Dans ce numéro :
Le rôle du juriste n’est pas de freiner le changement, mais de l’accompagner, de le guider, de l’orienter, ce qui suppose en premier lieu de le comprendre. C’est donc sous ce thème qu’est placé le présent numéro de la revue, plus court que les précédents, mais selon l’avis évidemment biaisé de son rédacteur en chef, tout aussi intéressant. Comprendre le changement, c’est avant tout disposer d’une grille d’analyse pertinente pour appréhender les phénomènes sociopolitiques en droit. Voilà précisément l’objet de la contribution de Grenfieth de Jésus Sierra Cadena, Professeur de droit public et de théorie juridique à l’Université du Rosario (Colombie). Son étude porte un regard critique sur les principaux courants théoriques du droit constitutionnel dans le cadre du phénomène de mondialisation et propose la construction d’un jus publicum régional reposant sur « la coordination, l’harmonisation ordonnée de valeurs et de traditions juridiques à partir d’un dialogue des juges excluant tout dogmatisme juridique ou économique ».

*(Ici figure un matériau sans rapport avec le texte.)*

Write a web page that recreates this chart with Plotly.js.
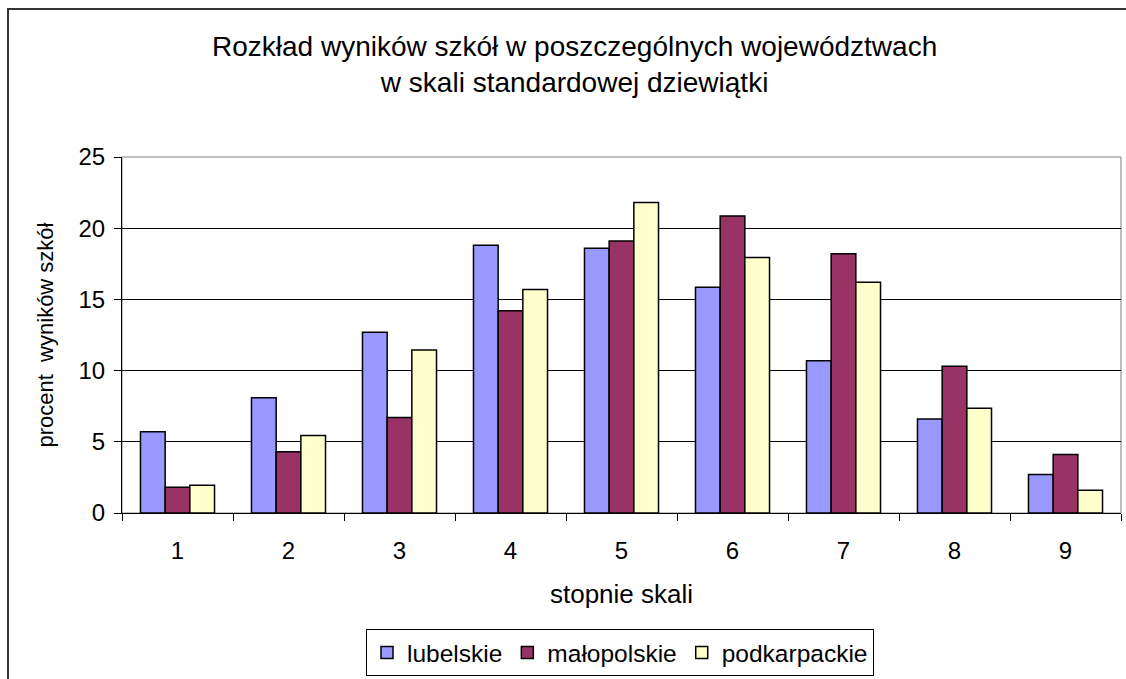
<!DOCTYPE html>
<html>
<head>
<meta charset="utf-8">
<script src="https://cdn.plot.ly/plotly-3.0.1.min.js"></script>
<style>
  body { margin: 0; background: #fff; }
  #chart { width: 1126px; height: 679px; position: absolute; left: 0; top: 0; }
  #frame { position: absolute; left: 7px; top: 8px; width: 1130px; height: 700px;
           border-left: 2px solid #333; border-top: 2px solid #333; pointer-events: none; }
</style>
</head>
<body>
<div id="chart"></div>
<div id="frame"></div>
<script>
const categories = ["1", "2", "3", "4", "5", "6", "7", "8", "9"];
const lubelskie    = [5.7, 8.1, 12.7, 18.8, 18.6, 15.85, 10.7, 6.6, 2.7];
const malopolskie  = [1.8, 4.3, 6.7, 14.2, 19.1, 20.85, 18.2, 10.3, 4.1];
const podkarpackie = [1.95, 5.45, 11.45, 15.7, 21.8, 17.95, 16.2, 7.35, 1.6];
const seriesNames = ["lubelskie", "małopolskie", "podkarpackie"];
const seriesColors = ["#9999ff", "#993366", "#ffffcc"];
const seriesValues = [lubelskie, malopolskie, podkarpackie];
const titleText = "Rozkład wyników szkół w poszczególnych województwach<br>w skali standardowej dziewiątki";

const traces = seriesValues.map((vals, i) => ({
  type: "bar",
  name: seriesNames[i],
  x: categories,
  y: vals,
  marker: { color: seriesColors[i], line: { color: "#000", width: 1.5 } },
  hoverinfo: "x+y+name"
}));

const font = "Arial, 'Liberation Sans', sans-serif";
const layout = {
  width: 1126, height: 679,
  margin: { l: 122, r: 5, t: 157, b: 166 },
  paper_bgcolor: "rgba(0,0,0,0)",
  plot_bgcolor: "#fff",
  barmode: "group",
  bargap: 0.333,
  bargroupgap: 0,
  font: { family: font, color: "#000", size: 24 },
  xaxis: {
    type: "category",
    automargin: false,
    showline: true, linecolor: "#000", linewidth: 1,
    ticks: "outside", tickson: "boundaries", ticklen: 7, tickcolor: "#000",
    tickfont: { family: font, size: 24 },
    ticklabelstandoff: 16,
    showgrid: false,
    title: { text: "stopnie skali", font: { family: font, size: 26 }, standoff: 22 }
  },
  yaxis: {
    range: [0, 25], dtick: 5,
    automargin: false,
    showline: true, linecolor: "#000", linewidth: 1,
    ticks: "outside", ticklen: 7, tickcolor: "#000",
    tickfont: { family: font, size: 24 },
    ticklabelstandoff: 4,
    showgrid: true, gridcolor: "#000", gridwidth: 1,
    zeroline: false,
    title: { text: "procent\u00a0 wyników szkół", font: { family: font, size: 22 }, standoff: 18 }
  },
  legend: {
    orientation: "h",
    xref: "container", yref: "container",
    x: 620 / 1126, xanchor: "center",
    y: (679 - 629) / 679, yanchor: "top",
    bordercolor: "#000", borderwidth: 1,
    bgcolor: "#fff",
    font: { family: font, size: 24.5 },
    itemwidth: 30
  },
  annotations: [{
    text: titleText, showarrow: false,
    xref: "paper", yref: "paper",
    x: (574 - 122) / 999, y: (513 - 64.5) / 356,
    xanchor: "center", yanchor: "middle",
    font: { family: font, size: 28, color: "#000" }
  }],
  shapes: [{
    type: "rect", xref: "paper", yref: "paper", x0: 0, x1: 1, y0: 0, y1: 1,
    line: { color: "#808080", width: 1 }, layer: "below"
  }]
};

Plotly.newPlot("chart", traces, layout, { displayModeBar: false, staticPlot: true });
</script>
</body>
</html>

Comprendre le changement suppose également d’être en mesure d’appréhender ses modalités extrajuridiques, y compris lorsque celles-ci présentent un certain degré de complexité et d’expertise. Cela est particulièrement vrai en droit de l’environnement, domaine dans lequel l’élaboration d’un régime pertinent repose intégralement sur l’état fondamentalement évolutif de la connaissance scientifique. C’est à ce sujet qu’Adeline Paradeise, doctorante à l’École de droit de la Sorbonne, consacre sa contribution. Celle-ci s’inscrit dans cycle sur le thème du droit et de la science issu d’une conférence organisée en janvier dernier à l’École de droit de la Sorbonne et dont les prochaines contributions seront publiées dans le prochain numéro. S’il est impossible pour le droit d’ignorer la science, faut-il pour autant aller plus loin et considérer que le droit est, lui-même, une science ? L’expression, évidemment, divise et se décline en autant de formes qu’il y a d’auteurs pour penser le concept. Synthétiser l’état de l’art dans ce domaine n’est pas chose aisée, proposer une issue l’est encore moins. Voilà pourtant l’exercice auquel se prête Pierre Brunet, Professeur à l’École de droit de la Sorbonne, qui nous offre, en ouverture du cycle droit et science, ses « Variations sur la “science du droit” ». Le rôle du droit est aussi d’être moteur du changement. Voilà précisément l’objet de la présentation de Carlos Bernal, juge à la cour constitutionnelle de Colombie, qui développe ici les stratégies judiciaires du constitutionnalisme transformateur en termes de réduction de la pauvreté et de l’inégalité. Cette contribution, traduite en français par Arnaud Martin, maître de conférences H.C.R. à l’Université de Bordeaux, doit évidemment être lue en parallèle de la contribution du Professeur de Jésus Sierra Cadena. Cette vision d’un constitutionnalisme dynamique au service du progrès social, qui développe en passant une doctrine constitutionnelle du « Sud global » qui ne trouve pas toujours d’écho qu’elle mérite sur le vieux continent, est une source d’inspiration pour le juriste.
Changer, c’est certes transformer, mais c’est aussi réformer. Telle est l’idée directrice de la contribution de Yanis M. Bourgeois, diplômé de l’École de droit de la Sorbonne, qui s’est choisi une cible de choix : le défi de légitimité de l’arbitrage international de l’investissement. L’auteur propose ici une approche réaliste et concrète des failles structurelles et matérielles de la matière pour proposer des réformes souvent essentielles.